O is the intersecting point of diagonals.
OD = 4 cm, OA = 3 cm.
To find,
The perimeter of ABCD.
Solution,
The perimeter of the rhombus, ABCD, will be 20 cm.
We can easily solve this problem by following the given steps.
Now, we know that the diagonals of a rhombus intersect each other at 90°.
Here, the diagonals AC and BD are intersecting at O.
Therefore, ∆ AOD is a right-angled triangle.

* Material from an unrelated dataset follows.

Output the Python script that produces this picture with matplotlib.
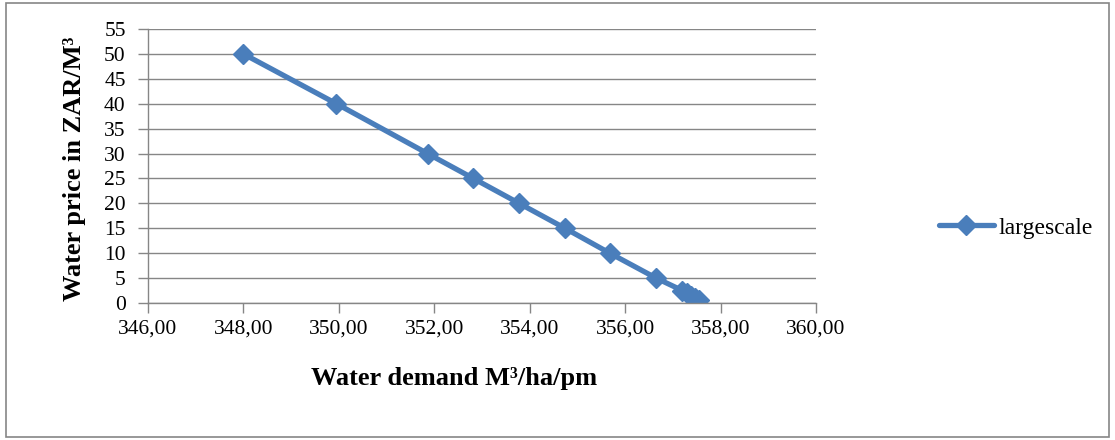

Using the Pythagoras theorem in ∆AOD,
AD² = OA² + OD²
AD² = (3)² + (4)²
AD² = 9+16
AD² = 25
AD = √25
AD = 5 cm
We know that the perimeter of the rhombus is 4×side because all the sides of the rhombus are equal.
The perimeter of the rhombus, ABCD = 4×side
The perimeter of the rhombus, ABCD = 4 × AD
The perimeter of the rhombus, ABCD = 4 × 5
The perimeter of the rhombus, ABCD = 20 cm
Hence, the perimeter of the rhombus, ABCD, is 20 cm.